WRITTEN PROBLEM: From the listing that follows, output everything exactly except the pictures.

GIVEN INFORMATION:
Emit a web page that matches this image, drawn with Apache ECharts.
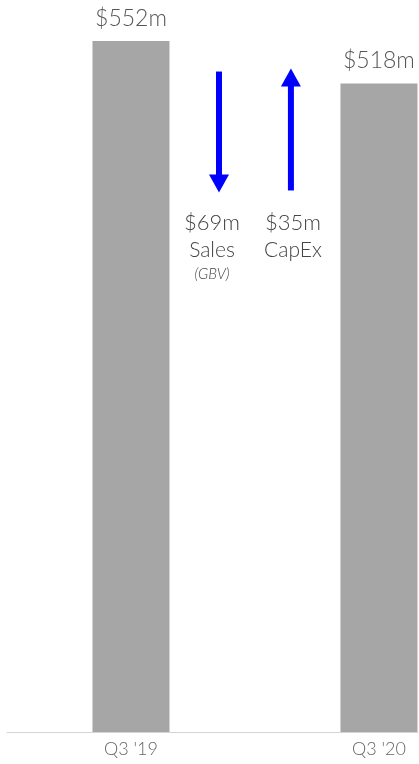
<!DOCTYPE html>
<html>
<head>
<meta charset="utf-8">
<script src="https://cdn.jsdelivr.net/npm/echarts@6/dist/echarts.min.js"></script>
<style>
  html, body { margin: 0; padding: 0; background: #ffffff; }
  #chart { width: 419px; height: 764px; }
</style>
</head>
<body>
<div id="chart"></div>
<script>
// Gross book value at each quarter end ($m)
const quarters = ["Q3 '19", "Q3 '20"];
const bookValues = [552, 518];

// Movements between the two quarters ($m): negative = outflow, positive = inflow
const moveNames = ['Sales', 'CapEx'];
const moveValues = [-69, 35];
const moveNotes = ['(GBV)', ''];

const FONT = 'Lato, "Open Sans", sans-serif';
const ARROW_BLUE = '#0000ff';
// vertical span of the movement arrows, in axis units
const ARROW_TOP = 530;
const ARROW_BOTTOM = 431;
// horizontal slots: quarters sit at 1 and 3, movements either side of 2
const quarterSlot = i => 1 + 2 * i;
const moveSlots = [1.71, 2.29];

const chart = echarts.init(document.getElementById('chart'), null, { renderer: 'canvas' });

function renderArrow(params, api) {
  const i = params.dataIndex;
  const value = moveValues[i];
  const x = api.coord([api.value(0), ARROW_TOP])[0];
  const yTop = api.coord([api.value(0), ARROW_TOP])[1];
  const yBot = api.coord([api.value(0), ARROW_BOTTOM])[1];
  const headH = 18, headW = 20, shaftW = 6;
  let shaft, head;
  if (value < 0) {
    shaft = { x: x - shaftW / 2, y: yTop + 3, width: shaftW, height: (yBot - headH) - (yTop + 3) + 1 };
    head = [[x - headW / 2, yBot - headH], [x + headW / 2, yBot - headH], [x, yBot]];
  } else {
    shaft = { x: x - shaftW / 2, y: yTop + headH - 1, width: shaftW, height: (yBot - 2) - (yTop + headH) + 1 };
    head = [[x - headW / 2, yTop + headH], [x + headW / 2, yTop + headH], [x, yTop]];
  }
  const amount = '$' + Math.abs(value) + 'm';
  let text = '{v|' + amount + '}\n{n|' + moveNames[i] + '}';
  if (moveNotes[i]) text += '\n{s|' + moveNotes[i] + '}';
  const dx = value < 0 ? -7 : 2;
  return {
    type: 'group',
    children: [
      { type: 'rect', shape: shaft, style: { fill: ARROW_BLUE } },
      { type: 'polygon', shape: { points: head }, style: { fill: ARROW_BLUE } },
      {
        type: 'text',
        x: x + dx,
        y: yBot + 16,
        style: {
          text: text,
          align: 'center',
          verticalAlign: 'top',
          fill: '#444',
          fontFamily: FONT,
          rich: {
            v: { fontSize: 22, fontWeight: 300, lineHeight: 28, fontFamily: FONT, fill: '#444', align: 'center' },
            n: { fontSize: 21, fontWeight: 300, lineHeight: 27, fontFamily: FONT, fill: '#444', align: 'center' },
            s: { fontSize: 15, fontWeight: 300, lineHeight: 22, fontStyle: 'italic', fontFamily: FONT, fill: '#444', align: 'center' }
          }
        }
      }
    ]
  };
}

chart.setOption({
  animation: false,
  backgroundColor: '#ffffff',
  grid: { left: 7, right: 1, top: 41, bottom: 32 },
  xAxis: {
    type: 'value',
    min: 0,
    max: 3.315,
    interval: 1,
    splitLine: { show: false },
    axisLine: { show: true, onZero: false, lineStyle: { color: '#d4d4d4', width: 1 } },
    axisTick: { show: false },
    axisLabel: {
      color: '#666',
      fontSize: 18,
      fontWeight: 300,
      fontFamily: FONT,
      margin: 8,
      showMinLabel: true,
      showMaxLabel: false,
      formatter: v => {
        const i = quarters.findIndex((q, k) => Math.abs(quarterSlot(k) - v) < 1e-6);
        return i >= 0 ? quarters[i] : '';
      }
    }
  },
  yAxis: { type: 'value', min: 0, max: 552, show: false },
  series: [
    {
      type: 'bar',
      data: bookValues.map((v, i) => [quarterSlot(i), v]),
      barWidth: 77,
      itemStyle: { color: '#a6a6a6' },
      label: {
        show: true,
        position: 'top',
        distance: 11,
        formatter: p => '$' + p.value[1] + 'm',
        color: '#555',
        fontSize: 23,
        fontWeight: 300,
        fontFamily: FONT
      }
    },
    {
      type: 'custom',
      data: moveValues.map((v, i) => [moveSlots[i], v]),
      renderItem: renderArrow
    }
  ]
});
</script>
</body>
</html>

PROBLEM SOLUTION:
Emit a web page that matches this image, drawn with Apache ECharts.
<!DOCTYPE html>
<html>
<head>
<meta charset="utf-8">
<script src="https://cdn.jsdelivr.net/npm/echarts@6/dist/echarts.min.js"></script>
<style>
  html, body { margin: 0; padding: 0; background: #ffffff; }
  #chart { width: 419px; height: 764px; }
</style>
</head>
<body>
<div id="chart"></div>
<script>
// Gross book value at each quarter end ($m)
const quarters = ["Q3 '19", "Q3 '20"];
const bookValues = [552, 518];

// Movements between the two quarters ($m): negative = outflow, positive = inflow
const moveNames = ['Sales', 'CapEx'];
const moveValues = [-69, 35];
const moveNotes = ['(GBV)', ''];

const FONT = 'Lato, "Open Sans", sans-serif';
const ARROW_BLUE = '#0000ff';
// vertical span of the movement arrows, in axis units
const ARROW_TOP = 530;
const ARROW_BOTTOM = 431;
// horizontal slots: quarters sit at 1 and 3, movements either side of 2
const quarterSlot = i => 1 + 2 * i;
const moveSlots = [1.71, 2.29];

const chart = echarts.init(document.getElementById('chart'), null, { renderer: 'canvas' });

function renderArrow(params, api) {
  const i = params.dataIndex;
  const value = moveValues[i];
  const x = api.coord([api.value(0), ARROW_TOP])[0];
  const yTop = api.coord([api.value(0), ARROW_TOP])[1];
  const yBot = api.coord([api.value(0), ARROW_BOTTOM])[1];
  const headH = 18, headW = 20, shaftW = 6;
  let shaft, head;
  if (value < 0) {
    shaft = { x: x - shaftW / 2, y: yTop + 3, width: shaftW, height: (yBot - headH) - (yTop + 3) + 1 };
    head = [[x - headW / 2, yBot - headH], [x + headW / 2, yBot - headH], [x, yBot]];
  } else {
    shaft = { x: x - shaftW / 2, y: yTop + headH - 1, width: shaftW, height: (yBot - 2) - (yTop + headH) + 1 };
    head = [[x - headW / 2, yTop + headH], [x + headW / 2, yTop + headH], [x, yTop]];
  }
  const amount = '$' + Math.abs(value) + 'm';
  let text = '{v|' + amount + '}\n{n|' + moveNames[i] + '}';
  if (moveNotes[i]) text += '\n{s|' + moveNotes[i] + '}';
  const dx = value < 0 ? -7 : 2;
  return {
    type: 'group',
    children: [
      { type: 'rect', shape: shaft, style: { fill: ARROW_BLUE } },
      { type: 'polygon', shape: { points: head }, style: { fill: ARROW_BLUE } },
      {
        type: 'text',
        x: x + dx,
        y: yBot + 16,
        style: {
          text: text,
          align: 'center',
          verticalAlign: 'top',
          fill: '#444',
          fontFamily: FONT,
          rich: {
            v: { fontSize: 22, fontWeight: 300, lineHeight: 28, fontFamily: FONT, fill: '#444', align: 'center' },
            n: { fontSize: 21, fontWeight: 300, lineHeight: 27, fontFamily: FONT, fill: '#444', align: 'center' },
            s: { fontSize: 15, fontWeight: 300, lineHeight: 22, fontStyle: 'italic', fontFamily: FONT, fill: '#444', align: 'center' }
          }
        }
      }
    ]
  };
}

chart.setOption({
  animation: false,
  backgroundColor: '#ffffff',
  grid: { left: 7, right: 1, top: 41, bottom: 32 },
  xAxis: {
    type: 'value',
    min: 0,
    max: 3.315,
    interval: 1,
    splitLine: { show: false },
    axisLine: { show: true, onZero: false, lineStyle: { color: '#d4d4d4', width: 1 } },
    axisTick: { show: false },
    axisLabel: {
      color: '#666',
      fontSize: 18,
      fontWeight: 300,
      fontFamily: FONT,
      margin: 8,
      showMinLabel: true,
      showMaxLabel: false,
      formatter: v => {
        const i = quarters.findIndex((q, k) => Math.abs(quarterSlot(k) - v) < 1e-6);
        return i >= 0 ? quarters[i] : '';
      }
    }
  },
  yAxis: { type: 'value', min: 0, max: 552, show: false },
  series: [
    {
      type: 'bar',
      data: bookValues.map((v, i) => [quarterSlot(i), v]),
      barWidth: 77,
      itemStyle: { color: '#a6a6a6' },
      label: {
        show: true,
        position: 'top',
        distance: 11,
        formatter: p => '$' + p.value[1] + 'm',
        color: '#555',
        fontSize: 23,
        fontWeight: 300,
        fontFamily: FONT
      }
    },
    {
      type: 'custom',
      data: moveValues.map((v, i) => [moveSlots[i], v]),
      renderItem: renderArrow
    }
  ]
});
</script>
</body>
</html>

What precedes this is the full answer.